Chapter 14- Four Selections by Experiments in Art and Technolgy
Intro
- Experiments in Art and Technology (E.A.T.) formed in 1966 by four guys after one of them, Billy Kluver from Bell Telephone contributed technology to a sculpture called "Homage to New York."
- The organization helped advance the possibilities of technology and art
- E.A.T. made a performance exhibition called 9 evenings, which received mixed reviews but served as an inspiration for the new media field
The Garden Party by Billy Kluver
- The sculpture "machine" he helped make destroys itself
- He calls it a spectacle
- The destruction of the machine is an ideal of good machine and a good human
- Both New York and the machine has humor and poetry
The four selections
- variations VII by John Cage- a piece of music that is created using the sounds already in the air at the performance
- vehicle by Lucinda Childs- consists of animate, inanimate and air-supported materials that make a sort of music. Inolves a doppler sonar, a refrigerator vacuum, etc.
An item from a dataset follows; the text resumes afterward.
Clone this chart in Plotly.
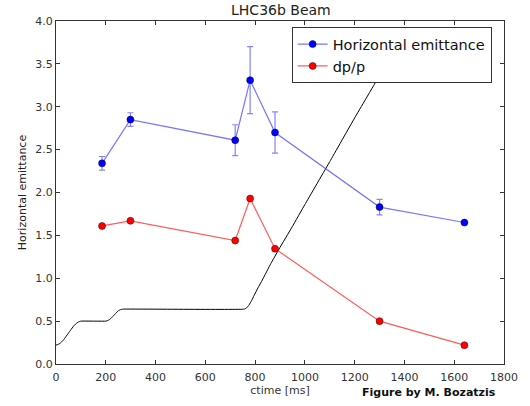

- carriage descreteness by yvonne ranier- a dance whose choroegraphy is relayed over walkie talkie with multimedia in the background
- open score by robert rauschenberg- tennis as dance improvisation. wireless mic on a tennis racket
- a press release calls the exhibition a marriage of new technology and art that should have always developed together and that, together, open up new creative possibilities
The Pavilion by Bill Kluver
- The Pavilion is open-ended, an environment that allows for personal choice
- The artist shows how technology can be used in new environments
- It was a collaboration of artists and engineers in Japan and the US. There was some confusion and frustration when artists and engineers tried to switch roles.
- Aspects of the Pavilion: the Fog, the Mirror, the Clam Room, the Mirror Room
- There were programmers who lived inside the structure
- Pavilion was "theatre conceived of as a total instrument"
- This brought up interesting questions about the role of the artist, legally. Also talks about the relationship of the artist and industry.
Chapter 15 - Cybernated Art
- Nam June Paik is considered the first video artist
- He coined the term "information superhighway"
- There was a history of TV before it was even invented
- June wrote a manifesto, which provides a cybernetic/ Buddhist context for his work
NOTE: On the topic of technology and art, here's an interesting contribution from Brooklyn artist Adam Frank. "Performer" is currently in Times Square.
Chapter 31- Will There be Condominiums in Data Space?
Intro
Artists changed the viewer/video dynamic
Bill Viola is a video artist who has a poetic approach to the video medium
Will there be Condominiums in Data Space? by Bill Viola
- Really interesting quote: "Possibly the most startling thing about our individual existence is that it is continuous. It is an unbroken thread -- we have been living this same moment ever since we were conceived. It is memory, and to some extent sleep, that gives us the impression of a life of discrete parts, periods, or section of certain times or 'highlights.' Hollywood movies and the media, of course, reinforce this perception."
- "Life without editing it seems, is just not that interesting." Old video art recorded everything and didn't "forget."
- Memo-technics = artificial memory
- Data space - imagined physical space must exist in order to operate within it
- Video and holism- the idea that the art exists before it is executed
- Reality is people putting together pieces that were originally whole
- Art and structuralism, the author argues that it is important
- The marriage of video and computer: "the ultimate recording technology: total spatial storage, with the viewer wandering through some three-dimensional, possibly life-sized field of prerecorded or simulated scenes and events evolving in time." THE VIDEO GAME!
- The idea of a "Master" edit and "original" footage will disappear in the future
- "Playback speed....can be modulated, shifted up or down, superimposed, or interrupted according to the parameters of the electronic wave theory...." TIVO?
- Moving from constructing a program to carving out one....infinite points of view as opposed to one singular product
- Mapping conceptual structures of the brain into technology- the matrix, branching, idea space, etc.
- The author concludes that artists need to start paying attention to video.